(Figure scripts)
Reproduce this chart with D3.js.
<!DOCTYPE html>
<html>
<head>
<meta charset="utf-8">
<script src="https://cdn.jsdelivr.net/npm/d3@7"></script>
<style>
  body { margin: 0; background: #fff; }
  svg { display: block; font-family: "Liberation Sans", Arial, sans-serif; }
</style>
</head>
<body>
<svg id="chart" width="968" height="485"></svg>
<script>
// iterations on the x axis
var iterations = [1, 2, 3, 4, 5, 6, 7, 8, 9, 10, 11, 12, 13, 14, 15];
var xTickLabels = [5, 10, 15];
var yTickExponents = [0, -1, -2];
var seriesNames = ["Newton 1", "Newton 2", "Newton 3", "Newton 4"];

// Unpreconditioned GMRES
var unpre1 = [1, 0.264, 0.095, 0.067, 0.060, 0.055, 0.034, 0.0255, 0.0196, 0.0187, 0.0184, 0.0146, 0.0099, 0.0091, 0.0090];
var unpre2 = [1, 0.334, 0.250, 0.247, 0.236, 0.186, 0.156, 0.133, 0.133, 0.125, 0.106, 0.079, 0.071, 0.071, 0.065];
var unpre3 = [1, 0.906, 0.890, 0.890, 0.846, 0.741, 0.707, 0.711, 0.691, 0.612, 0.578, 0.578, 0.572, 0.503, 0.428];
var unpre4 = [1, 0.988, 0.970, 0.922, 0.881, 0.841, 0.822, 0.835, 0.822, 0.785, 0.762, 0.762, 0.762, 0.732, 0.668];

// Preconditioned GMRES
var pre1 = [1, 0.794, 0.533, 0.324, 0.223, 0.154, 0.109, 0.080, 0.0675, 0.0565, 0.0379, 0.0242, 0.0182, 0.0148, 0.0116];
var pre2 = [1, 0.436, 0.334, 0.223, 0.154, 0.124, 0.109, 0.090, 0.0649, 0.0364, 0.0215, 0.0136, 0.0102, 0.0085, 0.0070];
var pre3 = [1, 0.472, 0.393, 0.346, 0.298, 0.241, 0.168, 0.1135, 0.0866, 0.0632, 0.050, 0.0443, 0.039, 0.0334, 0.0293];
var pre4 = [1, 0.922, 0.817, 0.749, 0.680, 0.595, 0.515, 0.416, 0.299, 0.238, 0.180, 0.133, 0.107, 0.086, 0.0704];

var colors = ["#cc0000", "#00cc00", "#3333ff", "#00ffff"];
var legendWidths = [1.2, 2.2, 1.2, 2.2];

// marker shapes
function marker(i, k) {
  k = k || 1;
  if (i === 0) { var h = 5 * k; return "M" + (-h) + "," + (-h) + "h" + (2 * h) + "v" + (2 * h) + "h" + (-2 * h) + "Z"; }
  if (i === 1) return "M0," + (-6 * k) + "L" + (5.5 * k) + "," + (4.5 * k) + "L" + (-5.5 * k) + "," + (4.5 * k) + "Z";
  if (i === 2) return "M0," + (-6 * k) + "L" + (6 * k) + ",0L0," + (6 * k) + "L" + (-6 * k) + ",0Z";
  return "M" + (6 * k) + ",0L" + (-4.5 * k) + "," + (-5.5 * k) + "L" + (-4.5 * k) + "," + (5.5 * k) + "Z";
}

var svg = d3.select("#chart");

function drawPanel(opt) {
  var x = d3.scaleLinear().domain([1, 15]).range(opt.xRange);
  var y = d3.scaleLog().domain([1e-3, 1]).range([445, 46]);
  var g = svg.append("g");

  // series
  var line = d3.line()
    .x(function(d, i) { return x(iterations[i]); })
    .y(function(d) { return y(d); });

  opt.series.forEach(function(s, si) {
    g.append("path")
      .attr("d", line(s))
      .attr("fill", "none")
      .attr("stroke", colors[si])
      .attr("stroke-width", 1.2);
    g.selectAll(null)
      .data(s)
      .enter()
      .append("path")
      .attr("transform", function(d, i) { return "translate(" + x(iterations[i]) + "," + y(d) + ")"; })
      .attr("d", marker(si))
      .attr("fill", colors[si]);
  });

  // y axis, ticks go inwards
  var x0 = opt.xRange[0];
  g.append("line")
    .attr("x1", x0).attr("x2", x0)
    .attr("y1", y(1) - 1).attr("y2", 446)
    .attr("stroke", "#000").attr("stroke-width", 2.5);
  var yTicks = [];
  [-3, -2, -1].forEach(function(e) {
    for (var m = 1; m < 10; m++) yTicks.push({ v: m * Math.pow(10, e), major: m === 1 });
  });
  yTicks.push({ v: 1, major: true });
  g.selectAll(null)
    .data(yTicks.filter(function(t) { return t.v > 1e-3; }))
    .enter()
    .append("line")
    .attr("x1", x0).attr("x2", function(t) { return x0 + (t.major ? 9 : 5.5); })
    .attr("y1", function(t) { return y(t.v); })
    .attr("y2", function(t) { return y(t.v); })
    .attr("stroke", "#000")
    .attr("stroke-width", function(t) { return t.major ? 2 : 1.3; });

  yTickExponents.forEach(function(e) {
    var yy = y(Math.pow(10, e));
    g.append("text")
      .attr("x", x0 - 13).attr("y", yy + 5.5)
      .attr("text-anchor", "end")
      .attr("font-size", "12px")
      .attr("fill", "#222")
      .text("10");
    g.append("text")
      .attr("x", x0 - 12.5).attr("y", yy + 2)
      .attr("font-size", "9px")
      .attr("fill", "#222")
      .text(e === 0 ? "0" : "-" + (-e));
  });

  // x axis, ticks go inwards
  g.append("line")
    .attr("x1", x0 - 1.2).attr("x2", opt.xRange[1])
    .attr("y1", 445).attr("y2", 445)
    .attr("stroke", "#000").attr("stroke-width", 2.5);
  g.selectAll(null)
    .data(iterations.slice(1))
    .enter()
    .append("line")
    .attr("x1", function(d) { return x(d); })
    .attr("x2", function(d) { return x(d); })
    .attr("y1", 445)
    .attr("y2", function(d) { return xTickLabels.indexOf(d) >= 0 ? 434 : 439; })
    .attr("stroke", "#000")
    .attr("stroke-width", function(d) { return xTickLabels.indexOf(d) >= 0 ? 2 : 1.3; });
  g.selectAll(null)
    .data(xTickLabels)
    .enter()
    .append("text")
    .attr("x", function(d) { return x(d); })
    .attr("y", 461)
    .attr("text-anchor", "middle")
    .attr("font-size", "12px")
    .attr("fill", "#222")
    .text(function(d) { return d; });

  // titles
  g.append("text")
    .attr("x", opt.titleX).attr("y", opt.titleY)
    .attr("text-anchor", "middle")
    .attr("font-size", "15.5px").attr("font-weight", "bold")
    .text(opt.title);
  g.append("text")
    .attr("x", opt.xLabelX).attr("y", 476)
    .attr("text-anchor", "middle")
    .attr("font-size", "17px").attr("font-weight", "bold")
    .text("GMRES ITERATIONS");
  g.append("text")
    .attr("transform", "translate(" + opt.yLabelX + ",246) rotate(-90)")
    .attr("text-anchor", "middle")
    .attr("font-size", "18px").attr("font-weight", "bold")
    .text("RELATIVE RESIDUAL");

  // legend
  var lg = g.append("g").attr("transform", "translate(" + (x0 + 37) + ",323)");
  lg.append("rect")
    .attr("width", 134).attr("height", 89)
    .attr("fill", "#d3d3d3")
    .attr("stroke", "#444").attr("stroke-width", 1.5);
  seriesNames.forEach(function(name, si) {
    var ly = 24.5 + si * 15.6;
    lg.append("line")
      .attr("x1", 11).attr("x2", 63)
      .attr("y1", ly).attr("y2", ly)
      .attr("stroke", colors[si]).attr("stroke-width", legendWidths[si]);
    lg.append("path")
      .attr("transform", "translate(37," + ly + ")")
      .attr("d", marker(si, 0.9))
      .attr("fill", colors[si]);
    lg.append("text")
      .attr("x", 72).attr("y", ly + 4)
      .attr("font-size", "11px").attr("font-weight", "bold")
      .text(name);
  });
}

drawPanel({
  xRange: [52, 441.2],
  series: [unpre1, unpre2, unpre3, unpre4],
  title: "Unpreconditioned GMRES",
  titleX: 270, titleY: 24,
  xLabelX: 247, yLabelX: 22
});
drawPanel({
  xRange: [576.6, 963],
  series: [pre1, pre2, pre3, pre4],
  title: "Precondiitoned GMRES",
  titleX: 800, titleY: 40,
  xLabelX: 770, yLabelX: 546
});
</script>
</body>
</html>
---
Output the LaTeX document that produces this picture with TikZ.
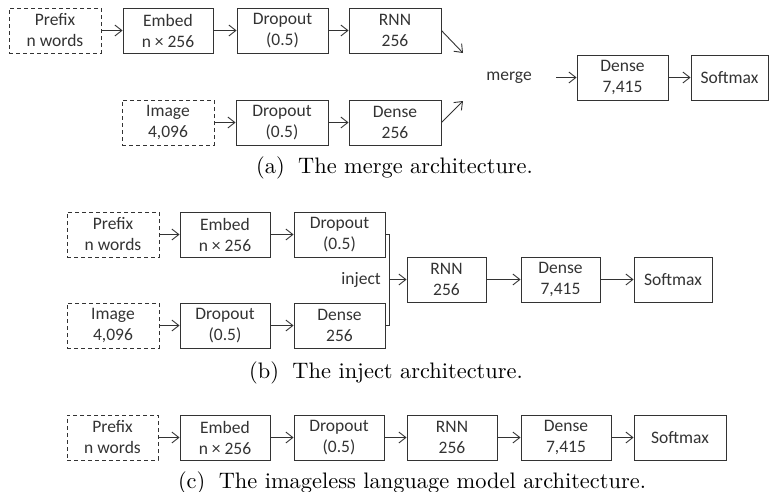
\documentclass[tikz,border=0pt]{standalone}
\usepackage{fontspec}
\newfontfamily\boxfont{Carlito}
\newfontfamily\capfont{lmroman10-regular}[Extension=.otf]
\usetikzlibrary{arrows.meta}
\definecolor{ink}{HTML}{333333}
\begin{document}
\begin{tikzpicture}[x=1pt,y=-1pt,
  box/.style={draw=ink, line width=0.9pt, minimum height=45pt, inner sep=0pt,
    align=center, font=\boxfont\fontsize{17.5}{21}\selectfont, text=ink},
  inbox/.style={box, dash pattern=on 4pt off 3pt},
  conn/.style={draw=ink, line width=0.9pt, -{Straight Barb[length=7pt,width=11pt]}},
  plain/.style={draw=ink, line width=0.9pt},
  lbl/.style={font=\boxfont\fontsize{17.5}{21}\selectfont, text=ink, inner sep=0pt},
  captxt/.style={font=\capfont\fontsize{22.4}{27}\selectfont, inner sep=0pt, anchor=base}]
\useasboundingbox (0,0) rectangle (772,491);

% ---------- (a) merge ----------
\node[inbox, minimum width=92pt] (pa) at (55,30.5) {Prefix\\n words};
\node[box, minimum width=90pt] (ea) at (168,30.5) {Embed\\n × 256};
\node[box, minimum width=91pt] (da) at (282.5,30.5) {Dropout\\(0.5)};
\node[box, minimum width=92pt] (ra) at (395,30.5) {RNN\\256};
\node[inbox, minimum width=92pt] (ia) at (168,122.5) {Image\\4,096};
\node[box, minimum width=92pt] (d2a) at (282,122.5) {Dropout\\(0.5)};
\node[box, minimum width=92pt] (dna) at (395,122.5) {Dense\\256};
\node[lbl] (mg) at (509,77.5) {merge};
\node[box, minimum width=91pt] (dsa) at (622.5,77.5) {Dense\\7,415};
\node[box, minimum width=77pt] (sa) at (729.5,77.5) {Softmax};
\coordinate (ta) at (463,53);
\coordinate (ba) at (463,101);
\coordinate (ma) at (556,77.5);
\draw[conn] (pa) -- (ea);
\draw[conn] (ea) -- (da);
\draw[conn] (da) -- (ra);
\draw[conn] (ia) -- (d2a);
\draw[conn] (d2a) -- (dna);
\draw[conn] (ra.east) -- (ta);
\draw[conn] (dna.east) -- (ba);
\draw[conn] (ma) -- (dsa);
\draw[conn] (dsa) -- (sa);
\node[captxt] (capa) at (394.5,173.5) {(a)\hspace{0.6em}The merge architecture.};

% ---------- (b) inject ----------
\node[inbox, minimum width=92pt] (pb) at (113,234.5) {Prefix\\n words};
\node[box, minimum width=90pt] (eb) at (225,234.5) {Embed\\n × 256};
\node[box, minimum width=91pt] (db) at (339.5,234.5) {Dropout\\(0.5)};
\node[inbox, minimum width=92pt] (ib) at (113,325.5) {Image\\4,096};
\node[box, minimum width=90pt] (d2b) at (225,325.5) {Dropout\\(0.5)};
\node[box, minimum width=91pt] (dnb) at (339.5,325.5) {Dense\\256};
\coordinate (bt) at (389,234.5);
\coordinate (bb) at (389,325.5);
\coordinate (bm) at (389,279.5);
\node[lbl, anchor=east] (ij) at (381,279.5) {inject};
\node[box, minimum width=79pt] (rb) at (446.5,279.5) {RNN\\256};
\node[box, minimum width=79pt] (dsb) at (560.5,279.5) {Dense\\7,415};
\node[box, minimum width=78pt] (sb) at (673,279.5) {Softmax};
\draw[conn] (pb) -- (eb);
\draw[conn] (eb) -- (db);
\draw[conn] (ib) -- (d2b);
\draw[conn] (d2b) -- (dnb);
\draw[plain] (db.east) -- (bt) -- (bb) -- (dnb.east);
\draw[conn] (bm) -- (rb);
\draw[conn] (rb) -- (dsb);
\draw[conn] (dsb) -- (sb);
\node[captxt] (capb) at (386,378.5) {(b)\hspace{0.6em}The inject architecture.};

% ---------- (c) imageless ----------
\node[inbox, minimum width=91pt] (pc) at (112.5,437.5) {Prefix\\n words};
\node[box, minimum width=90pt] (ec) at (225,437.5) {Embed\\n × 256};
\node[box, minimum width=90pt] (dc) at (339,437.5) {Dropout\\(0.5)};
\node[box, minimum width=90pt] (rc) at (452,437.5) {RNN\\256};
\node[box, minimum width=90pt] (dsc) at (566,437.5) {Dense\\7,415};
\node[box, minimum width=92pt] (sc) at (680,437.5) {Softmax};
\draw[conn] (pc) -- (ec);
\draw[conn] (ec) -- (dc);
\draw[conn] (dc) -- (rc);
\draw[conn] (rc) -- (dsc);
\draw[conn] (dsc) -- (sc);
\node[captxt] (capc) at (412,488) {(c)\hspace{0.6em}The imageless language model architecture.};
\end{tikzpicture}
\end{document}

> [AIM]
Above are some entries; copy exactly the lines from the line with "Output the LaTeX" through the line with "(capa) at (394.5,173.5)", both included, but none of the pictures.

> [CORRECT RESULT]
Output the LaTeX document that produces this picture with TikZ.
\documentclass[tikz,border=0pt]{standalone}
\usepackage{fontspec}
\newfontfamily\boxfont{Carlito}
\newfontfamily\capfont{lmroman10-regular}[Extension=.otf]
\usetikzlibrary{arrows.meta}
\definecolor{ink}{HTML}{333333}
\begin{document}
\begin{tikzpicture}[x=1pt,y=-1pt,
  box/.style={draw=ink, line width=0.9pt, minimum height=45pt, inner sep=0pt,
    align=center, font=\boxfont\fontsize{17.5}{21}\selectfont, text=ink},
  inbox/.style={box, dash pattern=on 4pt off 3pt},
  conn/.style={draw=ink, line width=0.9pt, -{Straight Barb[length=7pt,width=11pt]}},
  plain/.style={draw=ink, line width=0.9pt},
  lbl/.style={font=\boxfont\fontsize{17.5}{21}\selectfont, text=ink, inner sep=0pt},
  captxt/.style={font=\capfont\fontsize{22.4}{27}\selectfont, inner sep=0pt, anchor=base}]
\useasboundingbox (0,0) rectangle (772,491);

% ---------- (a) merge ----------
\node[inbox, minimum width=92pt] (pa) at (55,30.5) {Prefix\\n words};
\node[box, minimum width=90pt] (ea) at (168,30.5) {Embed\\n × 256};
\node[box, minimum width=91pt] (da) at (282.5,30.5) {Dropout\\(0.5)};
\node[box, minimum width=92pt] (ra) at (395,30.5) {RNN\\256};
\node[inbox, minimum width=92pt] (ia) at (168,122.5) {Image\\4,096};
\node[box, minimum width=92pt] (d2a) at (282,122.5) {Dropout\\(0.5)};
\node[box, minimum width=92pt] (dna) at (395,122.5) {Dense\\256};
\node[lbl] (mg) at (509,77.5) {merge};
\node[box, minimum width=91pt] (dsa) at (622.5,77.5) {Dense\\7,415};
\node[box, minimum width=77pt] (sa) at (729.5,77.5) {Softmax};
\coordinate (ta) at (463,53);
\coordinate (ba) at (463,101);
\coordinate (ma) at (556,77.5);
\draw[conn] (pa) -- (ea);
\draw[conn] (ea) -- (da);
\draw[conn] (da) -- (ra);
\draw[conn] (ia) -- (d2a);
\draw[conn] (d2a) -- (dna);
\draw[conn] (ra.east) -- (ta);
\draw[conn] (dna.east) -- (ba);
\draw[conn] (ma) -- (dsa);
\draw[conn] (dsa) -- (sa);
\node[captxt] (capa) at (394.5,173.5) {(a)\hspace{0.6em}The merge architecture.};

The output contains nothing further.